Constantly observing and judging your relationship, tallying who contributes what, removes you from active participation. True partners are "on the field" focusing on the next play together, not the scoreboard. This shifts the dynamic from evaluation to genuine connection.
While avoiding the mistakes of a bad parental relationship seems wise, modeling yours after a "good" one is also flawed. It forces you to constantly hold your relationship to an external standard or judgment, preventing it from developing its own unique, authentic identity.
You cannot suppress incomplete issues from your childhood forever. In the context of an intimate relationship, this "junk" will inevitably and forcefully surface, no matter how hard you try to keep it down. The work is not to suppress it, but to deal with it when it emerges.
Blaming yourself or others tethers you to past events, preventing you from moving forward. The key to freedom is to see events neutrally—as "what's so"—without the emotional charge of blame. This acknowledges what happened without letting it define your present and future.
The actual negative events in our past are often few and far between. The real source of suffering is the narrative—the interpretation, extrapolation, and language—we attach to those events. This narrative justifies our limitations and identity, making us attached to the very story that holds us back.
Traits that bring career success, like being highly competitive or relentlessly hardworking, are often disastrous in intimate relationships. These "strengths" are context-dependent and can become barriers to connection and vulnerability if not recognized and managed.
A vow isn't just a promise; it's a declaration that brings a new reality into existence, like the Declaration of Independence. Modern relationships falter because partners treat vows as breakable agreements rather than foundational commitments they must live up to, regardless of feelings.

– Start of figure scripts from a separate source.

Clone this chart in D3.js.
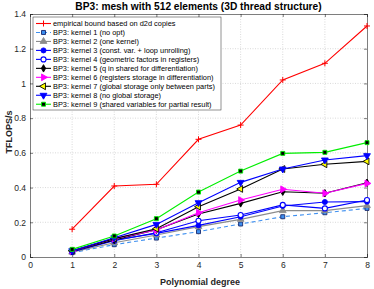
<!DOCTYPE html>
<html>
<head>
<meta charset="utf-8">
<script src="https://cdn.jsdelivr.net/npm/d3@7"></script>
<style>
  body { margin: 0; background: #fff; }
  svg text { font-family: "Liberation Sans", Arial, sans-serif; }
</style>
</head>
<body>
<svg></svg>
<script>
const degrees = [1, 2, 3, 4, 5, 6, 7, 8];
const xTicks = [0, 1, 2, 3, 4, 5, 6, 7, 8];
const yTicks = [0, 0.2, 0.4, 0.6, 0.8, 1, 1.2, 1.4];

const empirical = [0.16, 0.409, 0.419, 0.678, 0.76, 1.02, 1.116, 1.331];
const kernel1 = [0.025, 0.071, 0.109, 0.146, 0.19, 0.232, 0.255, 0.28];
const kernel2 = [0.028, 0.082, 0.127, 0.175, 0.217, 0.267, 0.267, 0.296];
const kernel3 = [0.03, 0.098, 0.136, 0.182, 0.232, 0.294, 0.317, 0.319];
const kernel4 = [0.03, 0.094, 0.14, 0.209, 0.242, 0.3, 0.28, 0.328];
const kernel5 = [0.033, 0.098, 0.157, 0.248, 0.309, 0.376, 0.367, 0.428];
const kernel6 = [0.035, 0.106, 0.155, 0.255, 0.328, 0.39, 0.367, 0.424];
const kernel7 = [0.036, 0.106, 0.163, 0.29, 0.392, 0.507, 0.534, 0.551];
const kernel8 = [0.036, 0.111, 0.188, 0.313, 0.43, 0.507, 0.559, 0.584];
const kernel9 = [0.044, 0.121, 0.221, 0.374, 0.495, 0.597, 0.603, 0.659];

const series = [
  { name: 'empirical bound based on d2d copies', values: empirical, color: '#ff0000', marker: 'plus', fill: 'none' },
  { name: 'BP3: kernel 1 (no opt)', values: kernel1, color: '#3d8ff0', marker: 'square', fill: '#3d8ff0', edge: '#1a2a6e', dash: '4,3' },
  { name: 'BP3: kernel 2 (one kernel)', values: kernel2, color: '#8c8c8c', marker: 'triangleUp', fill: '#8c8c8c' },
  { name: 'BP3: kernel 3 (const. var. + loop unrolling)', values: kernel3, color: '#0000ff', marker: 'circle', fill: '#0000ff' },
  { name: 'BP3: kernel 4 (geometric factors in registers)', values: kernel4, color: '#0000ff', marker: 'circle', fill: '#ffffff' },
  { name: 'BP3: kernel 5 (q in shared for differentiation)', values: kernel5, color: '#000000', marker: 'diamond', fill: '#000000' },
  { name: 'BP3: kernel 6 (registers storage in differentiation)', values: kernel6, color: '#ff00ff', marker: 'triangleRight', fill: '#ff00ff' },
  { name: 'BP3: kernel 7 (global storage only between parts)', values: kernel7, color: '#000000', marker: 'triangleLeft', fill: '#ffff00' },
  { name: 'BP3: kernel 8 (no global storage)', values: kernel8, color: '#0000ff', marker: 'triangleDown', fill: '#0000ff' },
  { name: 'BP3: kernel 9 (shared variables for partial result)', values: kernel9, color: '#00ee00', marker: 'square', fill: '#000000', edge: '#00ee00' }
];

const svgWidth = 374;
const svgHeight = 289;
const margin = { top: 14, right: 7, bottom: 32, left: 30 };
const width = svgWidth - margin.left - margin.right;
const height = svgHeight - margin.top - margin.bottom;

const root = d3.select('svg')
  .attr('width', svgWidth)
  .attr('height', svgHeight);

const svg = root.append('g')
  .attr('transform', `translate(${margin.left}, ${margin.top})`);

const xScale = d3.scaleLinear().domain([0, 8]).range([0, width]);
const yScale = d3.scaleLinear().domain([0, 1.4]).range([height, 0]);

// grid
svg.append('g').selectAll('line')
  .data(xTicks.slice(1, -1))
  .enter().append('line')
  .attr('x1', d => xScale(d)).attr('x2', d => xScale(d))
  .attr('y1', 0).attr('y2', height)
  .attr('stroke', '#c8c8c8').attr('stroke-width', 0.7).attr('stroke-dasharray', '1,1.5');

svg.append('g').selectAll('line')
  .data(yTicks.slice(1, -1))
  .enter().append('line')
  .attr('x1', 0).attr('x2', width)
  .attr('y1', d => yScale(d)).attr('y2', d => yScale(d))
  .attr('stroke', '#c8c8c8').attr('stroke-width', 0.7).attr('stroke-dasharray', '1,1.5');

// axes
svg.append('g')
  .attr('transform', `translate(0, ${height})`)
  .call(d3.axisBottom(xScale).tickValues(xTicks).tickSize(-3).tickPadding(5).tickFormat(d3.format('d')));
svg.append('g')
  .call(d3.axisTop(xScale).tickValues(xTicks).tickSize(-3).tickFormat(''));
svg.append('g')
  .call(d3.axisLeft(yScale).tickValues(yTicks).tickSize(-3).tickPadding(4).tickFormat(d => d3.format('~g')(d)));
svg.append('g')
  .attr('transform', `translate(${width}, 0)`)
  .call(d3.axisRight(yScale).tickValues(yTicks).tickSize(-3).tickFormat(''));

svg.selectAll('.domain').attr('stroke', '#262626').attr('stroke-width', 0.6);
svg.selectAll('.tick line').attr('stroke', '#262626').attr('stroke-width', 0.6);
svg.selectAll('.tick text').attr('font-size', '8.5px').attr('fill', '#262626')
  .style('font-family', '"Liberation Sans", Arial, sans-serif');

const symbols = {
  square: d3.symbol().type(d3.symbolSquare).size(16),
  circle: d3.symbol().type(d3.symbolCircle).size(20),
  diamond: d3.symbol().type(d3.symbolDiamond).size(16),
  triangleUp: d3.symbol().type(d3.symbolTriangle).size(20),
  triangleDown: d3.symbol().type(d3.symbolTriangle).size(20),
  triangleRight: d3.symbol().type(d3.symbolTriangle).size(20),
  triangleLeft: d3.symbol().type(d3.symbolTriangle).size(20)
};
const rotation = { triangleDown: 180, triangleRight: 90, triangleLeft: -90 };

function drawMarker(g, s, x, y) {
  if (s.marker === 'plus') {
    g.append('path')
      .attr('d', `M${x - 3},${y}H${x + 3}M${x},${y - 3}V${y + 3}`)
      .attr('stroke', s.color).attr('stroke-width', 1);
    return;
  }
  g.append('path')
    .attr('d', symbols[s.marker]())
    .attr('transform', `translate(${x},${y}) rotate(${rotation[s.marker] || 0})`)
    .attr('fill', s.fill)
    .attr('stroke', s.edge || s.color)
    .attr('stroke-width', s.marker === 'circle' && s.fill === '#ffffff' ? 1.1 : 0.9);
}

const line = d3.line().x((d, i) => xScale(degrees[i])).y(d => yScale(d));

series.forEach(s => {
  const g = svg.append('g');
  g.append('path')
    .datum(s.values)
    .attr('d', line)
    .attr('fill', 'none')
    .attr('stroke', s.color)
    .attr('stroke-width', 1.1)
    .attr('stroke-dasharray', s.dash || null);
  s.values.forEach((v, i) => drawMarker(g, s, xScale(degrees[i]), yScale(v)));
});

// legend
const legend = svg.append('g').attr('transform', 'translate(3, 3)');
const rowH = 8.97;
legend.append('rect')
  .attr('x', 0).attr('y', 0)
  .attr('width', 188).attr('height', 93)
  .attr('fill', '#fff').attr('stroke', '#262626').attr('stroke-width', 0.5);

series.forEach((s, i) => {
  const y = 6.5 + i * rowH;
  const g = legend.append('g');
  g.append('line')
    .attr('x1', 3).attr('x2', 18).attr('y1', y).attr('y2', y)
    .attr('stroke', s.color).attr('stroke-width', 1.1)
    .attr('stroke-dasharray', s.dash || null);
  drawMarker(g, s, 10.5, y);
  g.append('text')
    .attr('x', 20).attr('y', y + 2.6)
    .attr('font-size', '7.4px').attr('fill', '#000')
    .text(s.name);
});

// labels
root.append('text')
  .attr('x', margin.left + width / 2).attr('y', 10)
  .attr('text-anchor', 'middle')
  .attr('font-size', '10.2px').attr('font-weight', 'bold').attr('fill', '#000')
  .text('BP3: mesh with 512 elements (3D thread structure)');

root.append('text')
  .attr('x', 200).attr('y', 285)
  .attr('text-anchor', 'middle')
  .attr('font-size', '9px').attr('font-weight', 'bold').attr('fill', '#262626')
  .text('Polynomial degree');

root.append('text')
  .attr('transform', 'translate(12, 132) rotate(-90)')
  .attr('text-anchor', 'middle')
  .attr('font-size', '9px').attr('font-weight', 'bold').attr('fill', '#262626')
  .text('TFLOPS/s');
</script>
</body>
</html>
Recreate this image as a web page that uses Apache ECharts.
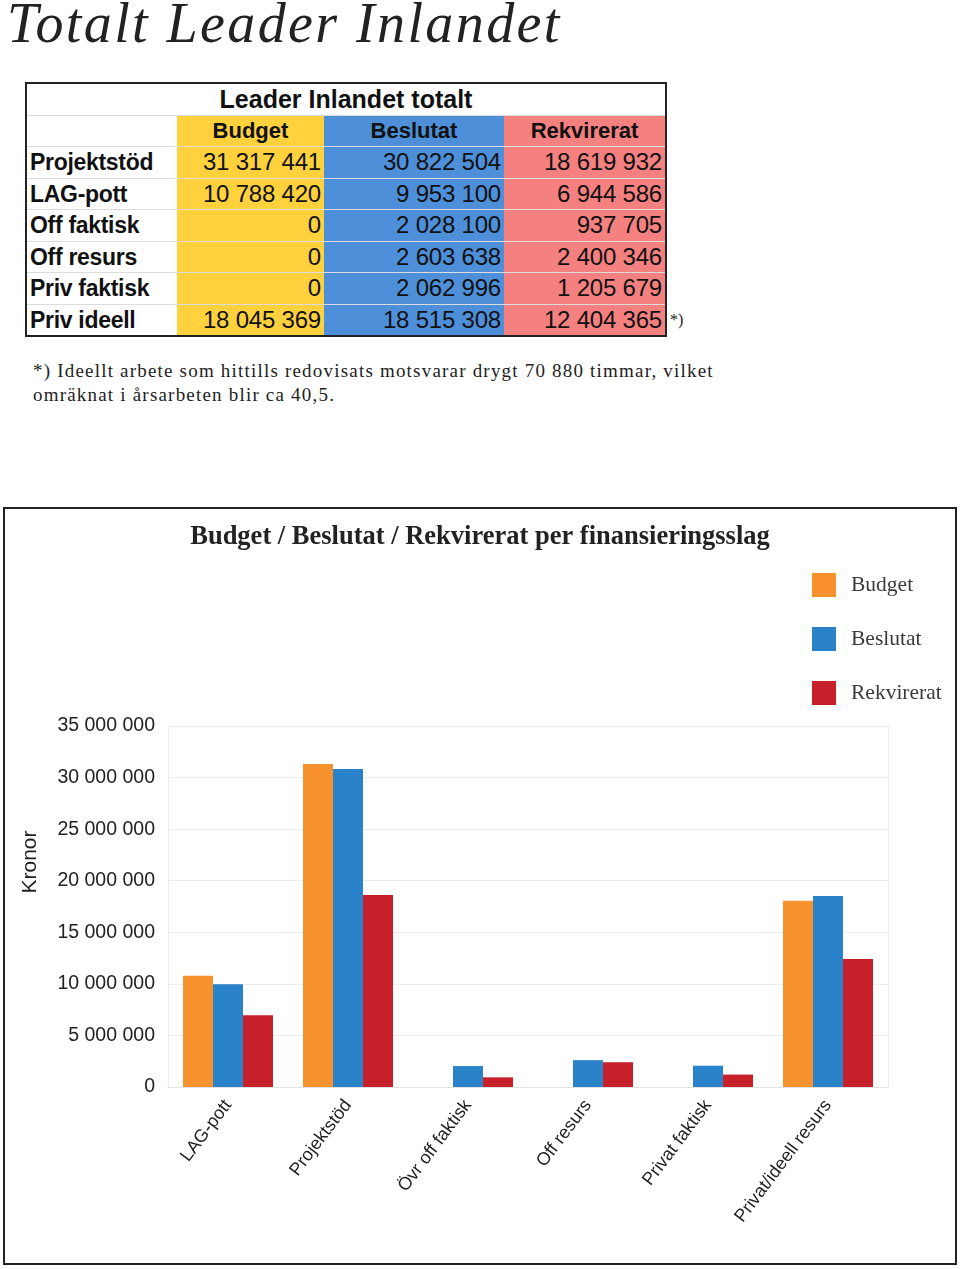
<!DOCTYPE html>
<html>
<head>
<meta charset="utf-8">
<script src="https://cdn.jsdelivr.net/npm/echarts@6.0.0/dist/echarts.min.js"></script>
<style>
  html, body { margin: 0; padding: 0; background: #fff; }
  body { position: relative; width: 960px; height: 1269px; overflow: hidden; }
  #pageTitle { position: absolute; left: 7px; top: -5px; font-family: "Liberation Serif", serif; font-style: italic; font-size: 56px; line-height: 56px; letter-spacing: 2.4px; color: #222; white-space: nowrap; }
  #tbl { position: absolute; left: 25px; top: 82px; width: 640px; border-collapse: collapse; border: 2px solid #222; font-family: "Liberation Sans", Arial, sans-serif; color: #111; table-layout: fixed; }
  #tbl td { padding: 0 3px; height: 31.5px; line-height: 30px; border-bottom: 1px solid #dcdcdc; white-space: nowrap; overflow: hidden; box-sizing: border-box; }
  #tbl td.lab { font-weight: bold; font-size: 23px; letter-spacing: -0.3px; }
  #tbl td.num { font-size: 24px; text-align: right; letter-spacing: -0.2px; }
  #tbl td.hd { font-weight: bold; font-size: 22px; text-align: center; }
  #tbl td.top { font-weight: bold; font-size: 25px; text-align: center; height: 32px; }
  .cB { background: #ffd23d; }
  .cS { background: #4d8fd8; }
  .cR { background: #f58080; }
  #star { position: absolute; left: 670px; top: 311px; font-family: "Liberation Serif", serif; font-size: 16px; color: #222; }
  #note { position: absolute; left: 33px; top: 359px; width: 800px; font-family: "Liberation Serif", serif; font-size: 19px; line-height: 24px; letter-spacing: 1.2px; color: #222; white-space: nowrap; }
  #chartBox { position: absolute; left: 3px; top: 507px; width: 954px; height: 758px; border: 2px solid #222; box-sizing: border-box; }
  #chart { position: absolute; left: 0; top: 0; width: 950px; height: 754px; }
</style>
</head>
<body>
<div id="pageTitle">Totalt Leader Inlandet</div>
<table id="tbl"></table>
<div id="star">*)</div>
<div id="note">*) Ideellt arbete som hittills redovisats motsvarar drygt 70 880 timmar, vilket<br>omräknat i årsarbeten blir ca 40,5.</div>
<div id="chartBox"><div id="chart"></div></div>
<script>
// ---- Data ----
var tableTitle = 'Leader Inlandet totalt';
var seriesNames = ['Budget', 'Beslutat', 'Rekvirerat'];
var tableRows = ['Projektstöd', 'LAG-pott', 'Off faktisk', 'Off resurs', 'Priv faktisk', 'Priv ideell'];
var budget     = [31317441, 10788420, 0, 0, 0, 18045369];
var beslutat   = [30822504, 9953100, 2028100, 2603638, 2062996, 18515308];
var rekvirerat = [18619932, 6944586, 937705, 2400346, 1205679, 12404365];

var chartTitle = 'Budget / Beslutat / Rekvirerat per finansieringsslag';
var chartCategories = ['LAG-pott', 'Projektstöd', 'Övr off faktisk', 'Off resurs', 'Privat faktisk', 'Privat/ideell resurs'];
var chartRowIndex = [1, 0, 2, 3, 4, 5]; // which table row each chart category comes from
var yAxisName = 'Kronor';
var yMin = 0, yMax = 35000000, yStep = 5000000;

function fmt(n) { return String(n).replace(/\B(?=(\d{3})+(?!\d))/g, ' '); }

// ---- Table ----
var cols = [budget, beslutat, rekvirerat];
var cls = ['cB', 'cS', 'cR'];
var html = '<colgroup><col style="width:151px"><col style="width:147px"><col style="width:180px"><col style="width:162px"></colgroup>';
html += '<tr><td class="top" colspan="4">' + tableTitle + '</td></tr>';
html += '<tr><td class="lab"></td>';
for (var c = 0; c < 3; c++) html += '<td class="hd ' + cls[c] + '">' + seriesNames[c] + '</td>';
html += '</tr>';
for (var r = 0; r < tableRows.length; r++) {
  html += '<tr><td class="lab">' + tableRows[r] + '</td>';
  for (var c2 = 0; c2 < 3; c2++) html += '<td class="num ' + cls[c2] + '">' + fmt(cols[c2][r]) + '</td>';
  html += '</tr>';
}
document.getElementById('tbl').innerHTML = html;

// ---- Chart ----
var colors = ['#f7922f', '#2a82c9', '#c8202a'];
function pick(arr) { return chartRowIndex.map(function (i) { return arr[i]; }); }

var chart = echarts.init(document.getElementById('chart'), null, { renderer: 'canvas' });
chart.setOption({
  animation: false,
  backgroundColor: '#fff',
  title: {
    text: chartTitle,
    left: 'center',
    top: 10,
    textStyle: { fontFamily: 'Liberation Serif, serif', fontWeight: 'bold', fontSize: 26.5, color: '#222' }
  },
  legend: {
    orient: 'vertical',
    left: 807,
    top: 64,
    padding: 0,
    itemWidth: 24,
    itemHeight: 24,
    itemGap: 30,
    icon: 'rect',
    textStyle: { fontFamily: 'Liberation Serif, serif', fontSize: 21.5, color: '#3a3a3a', padding: [0, 0, 0, 10] },
    data: seriesNames
  },
  graphic: [{
    type: 'text',
    x: 25,
    y: 353,
    rotation: Math.PI / 2,
    style: { text: yAxisName, align: 'center', verticalAlign: 'middle', fontFamily: 'Liberation Sans, Arial, sans-serif', fontSize: 21, fill: '#222' }
  }],
  grid: { left: 163, top: 217, width: 720, height: 361, containLabel: false, outerBoundsMode: 'none' },
  xAxis: {
    type: 'category',
    data: chartCategories,
    axisTick: { show: false },
    axisLine: { show: true, lineStyle: { color: '#e2e2e2', width: 1 } },
    axisLabel: { interval: 0, rotate: 53, margin: 15, fontFamily: 'Liberation Sans, Arial, sans-serif', fontSize: 18, color: '#222' }
  },
  yAxis: [{
    type: 'value',
    min: yMin, max: yMax, interval: yStep,
    axisLine: { show: true, lineStyle: { color: '#ececec' } },
    axisTick: { show: false },
    splitLine: { show: true, lineStyle: { color: '#ececec' } },
    axisLabel: { margin: 13, fontFamily: 'Liberation Sans, Arial, sans-serif', fontSize: 19.5, color: '#222', formatter: function (v) { return fmt(v); } }
  }, {
    type: 'value',
    min: yMin, max: yMax, interval: yStep,
    position: 'right',
    axisLine: { show: true, lineStyle: { color: '#ececec' } },
    axisTick: { show: false },
    splitLine: { show: false },
    axisLabel: { show: false }
  }],
  series: [
    { name: seriesNames[0], type: 'bar', data: pick(budget), barWidth: 30, barGap: '0%', itemStyle: { color: colors[0] } },
    { name: seriesNames[1], type: 'bar', data: pick(beslutat), barWidth: 30, barGap: '0%', itemStyle: { color: colors[1] } },
    { name: seriesNames[2], type: 'bar', data: pick(rekvirerat), barWidth: 30, barGap: '0%', itemStyle: { color: colors[2] } }
  ]
});
</script>
</body>
</html>
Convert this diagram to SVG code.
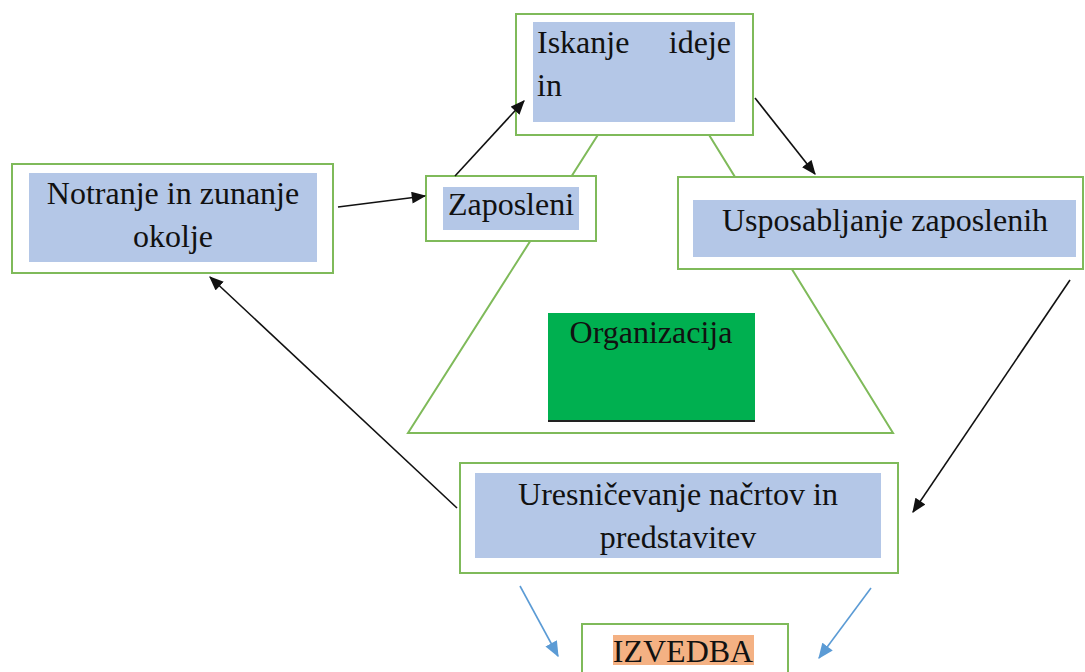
<svg xmlns="http://www.w3.org/2000/svg" width="1085" height="672" viewBox="0 0 1085 672">
<style>
.box{fill:#ffffff;stroke:#7fba5a;stroke-width:2}
.hl{fill:#b4c7e7}
.c{text-anchor:middle}
</style>
<defs>
<marker id="ah" viewBox="0 0 12 10" refX="11" refY="5" markerWidth="15" markerHeight="12" markerUnits="userSpaceOnUse" orient="auto"><path d="M0,0 L12,5 L0,10 z" fill="#111"/></marker>
<marker id="bh" viewBox="0 0 12 10" refX="11" refY="5" markerWidth="16" markerHeight="13" markerUnits="userSpaceOnUse" orient="auto"><path d="M0,0 L12,5 L0,10 z" fill="#5b9bd5"/></marker>
</defs>
<rect width="1085" height="672" fill="#ffffff"/>
<g id="trapezoid">
<polygon points="601,130 706,130 893,433 408,433" fill="none" stroke="#7fba5a" stroke-width="2"/>
</g>
<g font-family="Liberation Serif, Times New Roman, serif" font-size="32" fill="#111">
<g id="organizacija">
<rect x="548" y="313" width="207" height="109" fill="#00b050"/>
<line x1="548" y1="421" x2="755" y2="421" stroke="#222" stroke-width="2"/>
<text class="c" x="651" y="343">Organizacija</text>
</g>
<g id="iskanje">
<rect class="box" x="516" y="14" width="237" height="121"/>
<rect class="hl" x="533" y="22" width="202" height="100"/>
<text x="537" y="53">Iskanje</text>
<text x="731" y="53" text-anchor="end">ideje</text>
<text x="537" y="96">in</text>
</g>
<g id="notranje">
<rect class="box" x="12" y="164" width="321" height="109"/>
<rect class="hl" x="29" y="173" width="288" height="89"/>
<text class="c" x="173" y="204">Notranje in zunanje</text>
<text class="c" x="173" y="247">okolje</text>
</g>
<g id="zaposleni">
<rect class="box" x="426" y="176" width="170" height="65"/>
<rect class="hl" x="443" y="187" width="136" height="43"/>
<text class="c" x="511" y="215">Zaposleni</text>
</g>
<g id="usposabljanje">
<rect class="box" x="678" y="177" width="405" height="92"/>
<rect class="hl" x="693" y="200" width="383" height="57"/>
<text class="c" x="885" y="231">Usposabljanje zaposlenih</text>
</g>
<g id="uresnicevanje">
<rect class="box" x="460" y="463" width="438" height="110"/>
<rect class="hl" x="475" y="473" width="406" height="85"/>
<text class="c" x="678" y="505">Uresničevanje načrtov in</text>
<text class="c" x="678" y="548">predstavitev</text>
</g>
<g id="izvedba">
<rect class="box" x="582" y="624" width="206" height="60"/>
<rect x="613" y="635" width="141" height="30" fill="#f4b183"/>
<text class="c" x="683" y="662">IZVEDBA</text>
</g>
</g>
<g id="connectors" fill="none" stroke-width="1.6">
<line stroke="#111" marker-end="url(#ah)" x1="338" y1="207" x2="425" y2="196"/>
<line stroke="#111" marker-end="url(#ah)" x1="455" y1="176" x2="524" y2="101"/>
<line stroke="#111" marker-end="url(#ah)" x1="755" y1="98" x2="815" y2="174"/>
<line stroke="#111" marker-end="url(#ah)" x1="1070" y1="280" x2="913" y2="512"/>
<line stroke="#111" marker-end="url(#ah)" x1="457" y1="508" x2="210" y2="277"/>
<line stroke="#5b9bd5" marker-end="url(#bh)" x1="520" y1="586" x2="558" y2="656"/>
<line stroke="#5b9bd5" marker-end="url(#bh)" x1="871" y1="588" x2="819" y2="658"/>
</g>
</svg>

People often enter relationships because the other person resolves an insecurity, making them feel better about themselves. This dependency ensures that the person who started as the "solution" eventually becomes perceived as the "problem" when you still have to face your own unresolved issues.
We all have an implicit ceiling on what we think we can achieve, based on our identity. Simply doubling that "ridiculous" number breaks your existing logic. The old thinking can't produce the new result, forcing you to adopt entirely new strategies and beliefs to make it possible.
A visionary mindset isn't about forecasting a path to a goal. It's about mentally inhabiting your future success and then evaluating your present actions against it. The key question becomes: "Is what I'm doing right now aligning with that future?" This shifts focus from "how" to "alignment."
A key to long-term success is to normalize conflict. Instead of seeing every fight as a sign the relationship is failing, healthy couples make it okay to argue. The conflict is treated as a temporary moment, not an indictment of the entire partnership, which fosters forgiveness and resilience.